## DATASET EXTRACT
((

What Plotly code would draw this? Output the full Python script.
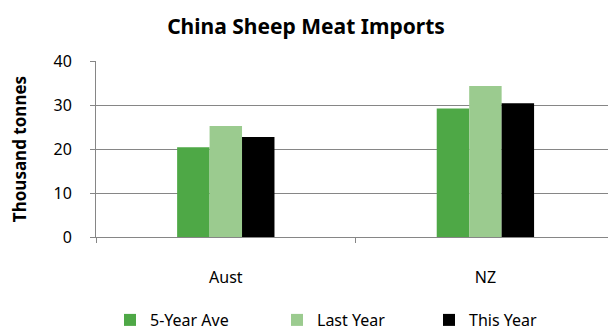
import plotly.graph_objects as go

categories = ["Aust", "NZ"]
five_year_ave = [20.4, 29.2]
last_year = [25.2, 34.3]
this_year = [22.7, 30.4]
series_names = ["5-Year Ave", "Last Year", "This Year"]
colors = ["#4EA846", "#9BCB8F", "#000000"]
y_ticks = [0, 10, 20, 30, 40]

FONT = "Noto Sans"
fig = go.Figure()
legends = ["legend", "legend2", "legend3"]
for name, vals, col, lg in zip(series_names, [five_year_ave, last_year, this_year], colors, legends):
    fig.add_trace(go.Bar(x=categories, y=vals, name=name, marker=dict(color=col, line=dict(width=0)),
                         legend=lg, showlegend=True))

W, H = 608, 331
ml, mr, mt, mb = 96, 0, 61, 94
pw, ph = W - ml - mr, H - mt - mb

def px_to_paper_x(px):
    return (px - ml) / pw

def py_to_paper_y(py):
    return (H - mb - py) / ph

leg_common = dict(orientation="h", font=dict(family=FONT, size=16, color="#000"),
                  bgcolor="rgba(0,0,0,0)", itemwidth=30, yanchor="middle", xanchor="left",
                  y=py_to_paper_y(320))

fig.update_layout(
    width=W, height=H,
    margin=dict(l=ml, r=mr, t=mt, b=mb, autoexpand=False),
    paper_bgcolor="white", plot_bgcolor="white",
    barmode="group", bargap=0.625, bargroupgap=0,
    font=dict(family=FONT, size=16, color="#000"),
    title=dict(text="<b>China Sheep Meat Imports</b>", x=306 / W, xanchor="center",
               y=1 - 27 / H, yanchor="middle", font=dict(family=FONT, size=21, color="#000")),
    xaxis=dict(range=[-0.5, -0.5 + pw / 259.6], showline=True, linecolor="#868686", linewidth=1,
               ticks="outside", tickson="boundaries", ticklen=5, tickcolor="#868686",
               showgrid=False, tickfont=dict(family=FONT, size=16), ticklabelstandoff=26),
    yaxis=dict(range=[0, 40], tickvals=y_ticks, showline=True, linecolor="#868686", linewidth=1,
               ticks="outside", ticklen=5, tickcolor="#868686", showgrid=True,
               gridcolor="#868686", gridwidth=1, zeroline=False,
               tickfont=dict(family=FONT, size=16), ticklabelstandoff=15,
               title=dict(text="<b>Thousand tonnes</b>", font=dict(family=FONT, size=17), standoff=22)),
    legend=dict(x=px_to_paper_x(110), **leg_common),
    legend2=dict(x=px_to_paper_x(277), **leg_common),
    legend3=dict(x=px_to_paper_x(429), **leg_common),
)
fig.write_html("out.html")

))

## EXERCISE REQUIREMENTS
Write out an exact copy of the listing, first line through the line containing "y=py_to_paper_y(320))", with the pictures left out.

## RESPONSE
What Plotly code would draw this? Output the full Python script.
import plotly.graph_objects as go

categories = ["Aust", "NZ"]
five_year_ave = [20.4, 29.2]
last_year = [25.2, 34.3]
this_year = [22.7, 30.4]
series_names = ["5-Year Ave", "Last Year", "This Year"]
colors = ["#4EA846", "#9BCB8F", "#000000"]
y_ticks = [0, 10, 20, 30, 40]

FONT = "Noto Sans"
fig = go.Figure()
legends = ["legend", "legend2", "legend3"]
for name, vals, col, lg in zip(series_names, [five_year_ave, last_year, this_year], colors, legends):
    fig.add_trace(go.Bar(x=categories, y=vals, name=name, marker=dict(color=col, line=dict(width=0)),
                         legend=lg, showlegend=True))

W, H = 608, 331
ml, mr, mt, mb = 96, 0, 61, 94
pw, ph = W - ml - mr, H - mt - mb

def px_to_paper_x(px):
    return (px - ml) / pw

def py_to_paper_y(py):
    return (H - mb - py) / ph

leg_common = dict(orientation="h", font=dict(family=FONT, size=16, color="#000"),
                  bgcolor="rgba(0,0,0,0)", itemwidth=30, yanchor="middle", xanchor="left",
                  y=py_to_paper_y(320))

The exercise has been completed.